TASK: Write out each line of the listing as it stands, without the images.

DATASET CONTENT:
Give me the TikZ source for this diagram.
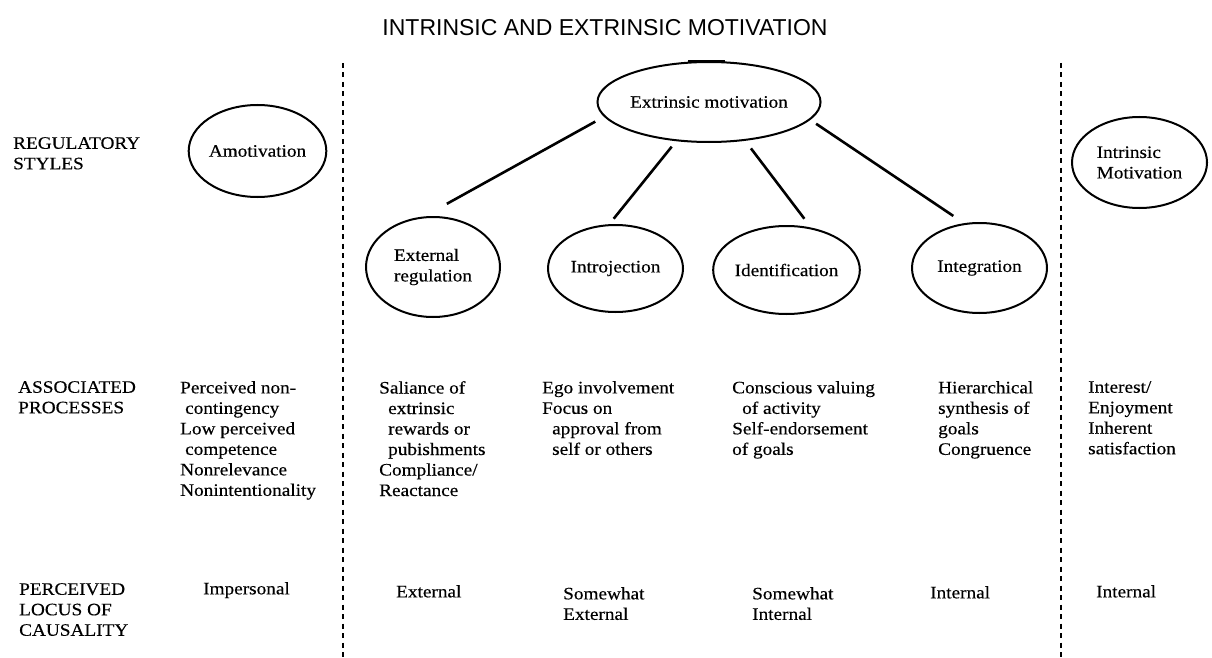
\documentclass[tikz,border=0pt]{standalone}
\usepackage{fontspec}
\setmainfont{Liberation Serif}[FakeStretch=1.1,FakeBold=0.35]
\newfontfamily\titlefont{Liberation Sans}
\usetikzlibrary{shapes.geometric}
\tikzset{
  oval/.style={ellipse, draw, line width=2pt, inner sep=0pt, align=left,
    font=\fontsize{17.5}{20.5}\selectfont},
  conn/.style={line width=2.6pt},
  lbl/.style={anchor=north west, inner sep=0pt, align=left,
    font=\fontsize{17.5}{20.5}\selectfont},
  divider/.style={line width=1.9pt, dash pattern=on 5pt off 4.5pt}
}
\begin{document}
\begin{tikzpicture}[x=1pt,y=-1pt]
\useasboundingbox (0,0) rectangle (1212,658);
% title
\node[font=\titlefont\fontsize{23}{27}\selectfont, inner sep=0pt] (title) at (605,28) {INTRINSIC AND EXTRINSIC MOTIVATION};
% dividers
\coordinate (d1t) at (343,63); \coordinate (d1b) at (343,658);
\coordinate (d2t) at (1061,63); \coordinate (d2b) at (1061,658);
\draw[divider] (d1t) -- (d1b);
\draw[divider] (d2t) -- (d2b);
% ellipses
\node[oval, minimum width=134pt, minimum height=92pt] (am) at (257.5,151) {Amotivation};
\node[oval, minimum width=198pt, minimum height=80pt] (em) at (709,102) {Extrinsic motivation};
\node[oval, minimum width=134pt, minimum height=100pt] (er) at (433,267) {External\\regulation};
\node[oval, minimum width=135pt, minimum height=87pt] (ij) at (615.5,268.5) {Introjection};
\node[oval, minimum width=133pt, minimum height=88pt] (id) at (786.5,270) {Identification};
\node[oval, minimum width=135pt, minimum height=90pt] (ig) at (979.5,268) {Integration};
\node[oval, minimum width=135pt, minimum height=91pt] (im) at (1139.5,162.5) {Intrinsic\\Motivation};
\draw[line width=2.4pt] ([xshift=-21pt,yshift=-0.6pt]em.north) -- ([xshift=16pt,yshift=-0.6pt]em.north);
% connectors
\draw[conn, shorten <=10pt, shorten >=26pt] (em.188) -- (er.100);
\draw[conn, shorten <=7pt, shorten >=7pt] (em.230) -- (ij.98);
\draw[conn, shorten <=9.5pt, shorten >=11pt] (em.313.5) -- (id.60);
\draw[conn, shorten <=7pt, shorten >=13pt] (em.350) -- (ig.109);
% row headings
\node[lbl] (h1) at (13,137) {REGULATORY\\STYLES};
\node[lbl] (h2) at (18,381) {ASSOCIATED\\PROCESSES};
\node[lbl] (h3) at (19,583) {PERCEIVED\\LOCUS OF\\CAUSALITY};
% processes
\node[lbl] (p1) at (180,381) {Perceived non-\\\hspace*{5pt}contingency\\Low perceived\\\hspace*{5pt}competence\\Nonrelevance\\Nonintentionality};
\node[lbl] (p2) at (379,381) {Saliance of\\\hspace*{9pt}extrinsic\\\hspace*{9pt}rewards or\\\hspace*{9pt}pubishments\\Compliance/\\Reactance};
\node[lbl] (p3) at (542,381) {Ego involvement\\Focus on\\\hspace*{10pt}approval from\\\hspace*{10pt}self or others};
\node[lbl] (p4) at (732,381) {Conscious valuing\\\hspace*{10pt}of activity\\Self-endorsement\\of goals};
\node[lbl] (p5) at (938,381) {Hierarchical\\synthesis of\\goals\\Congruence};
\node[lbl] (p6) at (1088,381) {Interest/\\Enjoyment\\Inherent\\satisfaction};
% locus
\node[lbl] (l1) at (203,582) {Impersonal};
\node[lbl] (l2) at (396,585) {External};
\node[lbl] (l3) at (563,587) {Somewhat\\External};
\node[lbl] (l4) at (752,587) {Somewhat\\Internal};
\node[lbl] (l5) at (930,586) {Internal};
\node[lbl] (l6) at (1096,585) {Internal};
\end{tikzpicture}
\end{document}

WRITTEN SOLUTION:
Give me the TikZ source for this diagram.
\documentclass[tikz,border=0pt]{standalone}
\usepackage{fontspec}
\setmainfont{Liberation Serif}[FakeStretch=1.1,FakeBold=0.35]
\newfontfamily\titlefont{Liberation Sans}
\usetikzlibrary{shapes.geometric}
\tikzset{
  oval/.style={ellipse, draw, line width=2pt, inner sep=0pt, align=left,
    font=\fontsize{17.5}{20.5}\selectfont},
  conn/.style={line width=2.6pt},
  lbl/.style={anchor=north west, inner sep=0pt, align=left,
    font=\fontsize{17.5}{20.5}\selectfont},
  divider/.style={line width=1.9pt, dash pattern=on 5pt off 4.5pt}
}
\begin{document}
\begin{tikzpicture}[x=1pt,y=-1pt]
\useasboundingbox (0,0) rectangle (1212,658);
% title
\node[font=\titlefont\fontsize{23}{27}\selectfont, inner sep=0pt] (title) at (605,28) {INTRINSIC AND EXTRINSIC MOTIVATION};
% dividers
\coordinate (d1t) at (343,63); \coordinate (d1b) at (343,658);
\coordinate (d2t) at (1061,63); \coordinate (d2b) at (1061,658);
\draw[divider] (d1t) -- (d1b);
\draw[divider] (d2t) -- (d2b);
% ellipses
\node[oval, minimum width=134pt, minimum height=92pt] (am) at (257.5,151) {Amotivation};
\node[oval, minimum width=198pt, minimum height=80pt] (em) at (709,102) {Extrinsic motivation};
\node[oval, minimum width=134pt, minimum height=100pt] (er) at (433,267) {External\\regulation};
\node[oval, minimum width=135pt, minimum height=87pt] (ij) at (615.5,268.5) {Introjection};
\node[oval, minimum width=133pt, minimum height=88pt] (id) at (786.5,270) {Identification};
\node[oval, minimum width=135pt, minimum height=90pt] (ig) at (979.5,268) {Integration};
\node[oval, minimum width=135pt, minimum height=91pt] (im) at (1139.5,162.5) {Intrinsic\\Motivation};
\draw[line width=2.4pt] ([xshift=-21pt,yshift=-0.6pt]em.north) -- ([xshift=16pt,yshift=-0.6pt]em.north);
% connectors
\draw[conn, shorten <=10pt, shorten >=26pt] (em.188) -- (er.100);
\draw[conn, shorten <=7pt, shorten >=7pt] (em.230) -- (ij.98);
\draw[conn, shorten <=9.5pt, shorten >=11pt] (em.313.5) -- (id.60);
\draw[conn, shorten <=7pt, shorten >=13pt] (em.350) -- (ig.109);
% row headings
\node[lbl] (h1) at (13,137) {REGULATORY\\STYLES};
\node[lbl] (h2) at (18,381) {ASSOCIATED\\PROCESSES};
\node[lbl] (h3) at (19,583) {PERCEIVED\\LOCUS OF\\CAUSALITY};
% processes
\node[lbl] (p1) at (180,381) {Perceived non-\\\hspace*{5pt}contingency\\Low perceived\\\hspace*{5pt}competence\\Nonrelevance\\Nonintentionality};
\node[lbl] (p2) at (379,381) {Saliance of\\\hspace*{9pt}extrinsic\\\hspace*{9pt}rewards or\\\hspace*{9pt}pubishments\\Compliance/\\Reactance};
\node[lbl] (p3) at (542,381) {Ego involvement\\Focus on\\\hspace*{10pt}approval from\\\hspace*{10pt}self or others};
\node[lbl] (p4) at (732,381) {Conscious valuing\\\hspace*{10pt}of activity\\Self-endorsement\\of goals};
\node[lbl] (p5) at (938,381) {Hierarchical\\synthesis of\\goals\\Congruence};
\node[lbl] (p6) at (1088,381) {Interest/\\Enjoyment\\Inherent\\satisfaction};
% locus
\node[lbl] (l1) at (203,582) {Impersonal};
\node[lbl] (l2) at (396,585) {External};
\node[lbl] (l3) at (563,587) {Somewhat\\External};
\node[lbl] (l4) at (752,587) {Somewhat\\Internal};
\node[lbl] (l5) at (930,586) {Internal};
\node[lbl] (l6) at (1096,585) {Internal};
\end{tikzpicture}
\end{document}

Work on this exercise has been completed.